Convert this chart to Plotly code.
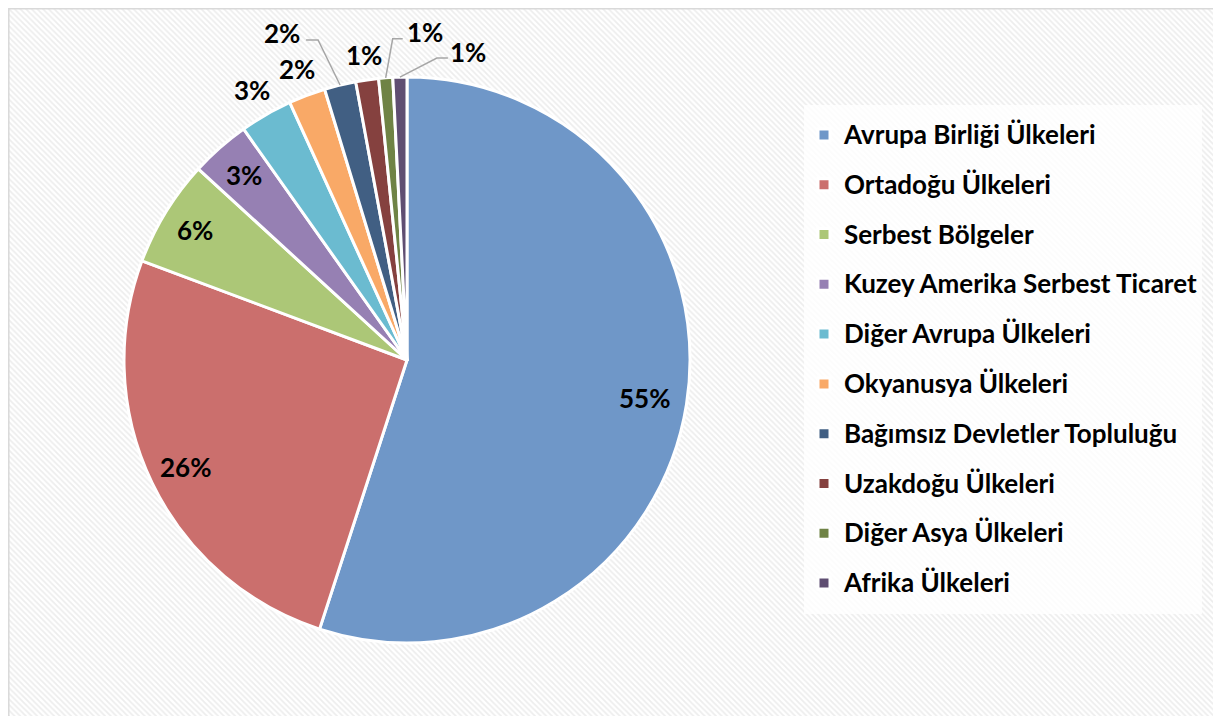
import math
import plotly.graph_objects as go

# ---------------- data ----------------
categories = [
    "Avrupa Birliği Ülkeleri",
    "Ortadoğu Ülkeleri",
    "Serbest Bölgeler",
    "Kuzey Amerika Serbest Ticaret",
    "Diğer Avrupa Ülkeleri",
    "Okyanusya Ülkeleri",
    "Bağımsız Devletler Topluluğu",
    "Uzakdoğu Ülkeleri",
    "Diğer Asya Ülkeleri",
    "Afrika Ülkeleri",
]
shares = [55.0, 25.7, 6.1, 3.4, 3.0, 2.1, 1.8, 1.3, 0.8, 0.8]

# ---------------- style ----------------
colors = ["#6F97C8", "#CB6F6D", "#ACC777", "#9680B3", "#6BBBD0",
          "#F9A967", "#415F83", "#85413F", "#6F8345", "#5F4E72"]

W, H = 1221, 716
OFF = 8                              # page offset of the figure (body margin)
CX, CY, R = 407, 360, 283            # pie centre / radius in page pixels
label_radius = [0.85, 0.87, 0.88, 0.87, 1.10, 1.10, None, 1.09, None, None]
# leader lines: elbow offset from slice edge, end offset from elbow, label offset from end
leaders = {
    6: ((-22, -45), (-12, 0), (-24, -7)),
    8: ((7, -39), (10, 0), (22, -7)),
    9: ((37, -19), (11, 0), (20, -6)),
}
FONT = "Lato"


def px(x):
    return (x - OFF) / W


def py(y):
    return 1 - (y - OFF) / H


fig = go.Figure()

# hatched chart background
fig.add_trace(go.Scatter(
    x=[0, 1, 1, 0, 0], y=[0, 0, 1, 1, 0],
    fill="toself", mode="lines", line=dict(width=0),
    fillcolor="white",
    fillpattern=dict(shape="\\", fgcolor="#dcdcdc", bgcolor="white",
                     size=4, solidity=0.45),
    hoverinfo="skip", showlegend=False,
))

legend_labels = [
    f"<span style='font-size:26px;baseline-shift:5px'>{c}</span>" for c in categories
]

fig.add_trace(go.Pie(
    labels=legend_labels,
    values=shares,
    sort=False,
    direction="clockwise",
    rotation=0,
    marker=dict(colors=colors, line=dict(color="white", width=3)),
    textinfo="none",
    hovertemplate="%{customdata}: %{percent}<extra></extra>",
    customdata=categories,
    domain=dict(x=[px(CX - R), px(CX + R)], y=[py(CY + R), py(CY - R)]),
))

# percentage labels placed from the slice angles
total = sum(shares)
annotations = []
shapes = []
cum = 0.0
for i, v in enumerate(shares):
    mid = (cum + v / 2) / total * 2 * math.pi
    cum += v
    s, c = math.sin(mid), math.cos(mid)
    text = f"{v / total:.0%}"
    if i in leaders:
        ex, ey = CX + R * s, CY - R * c
        (d1x, d1y), (d2x, d2y), (lx, ly) = leaders[i]
        bx, by = ex + d1x, ey + d1y
        fx, fy = bx + d2x, by + d2y
        shapes.append(dict(
            type="path", xref="paper", yref="paper",
            path=f"M{px(ex)},{py(ey)} L{px(bx)},{py(by)} L{px(fx)},{py(fy)}",
            line=dict(color="#a6a6a6", width=1.5),
        ))
        tx, ty = fx + lx, fy + ly
    else:
        f = label_radius[i]
        tx, ty = CX + f * R * s, CY - f * R * c
    annotations.append(dict(
        x=px(tx), y=py(ty), xref="paper", yref="paper", text=text,
        showarrow=False, xanchor="center", yanchor="middle",
        font=dict(family=FONT, size=26, color="black", weight="bold"),
    ))

# outer chart border
shapes.append(dict(type="rect", xref="paper", yref="paper",
                   x0=0.8 / W, x1=1.2, y0=-0.2, y1=1 - 0.8 / H,
                   line=dict(color="#d9d9d9", width=1.5), layer="above"))

fig.update_layout(
    width=W, height=H,
    margin=dict(l=0, r=0, t=0, b=0),
    paper_bgcolor="white",
    plot_bgcolor="rgba(0,0,0,0)",
    xaxis=dict(range=[0, 1], visible=False, domain=[0, 1], fixedrange=True),
    yaxis=dict(range=[0, 1], visible=False, domain=[0, 1], fixedrange=True),
    showlegend=True,
    legend=dict(
        x=px(804), y=py(105), xanchor="left", yanchor="top",
        bgcolor="rgba(255,255,255,0.8)",
        font=dict(family=FONT, size=36, color="black", weight="bold"),
        traceorder="normal",
    ),
    annotations=annotations,
    shapes=shapes,
)

fig.write_html("out.html")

****************************************

# [Written exercise]
Write down every line from the opening of the listing to the line with "import plotly.graph_objects as go", both included, and nothing else; the pictures are omitted.

# [Answer in full]
Convert this chart to Plotly code.
import math
import plotly.graph_objects as go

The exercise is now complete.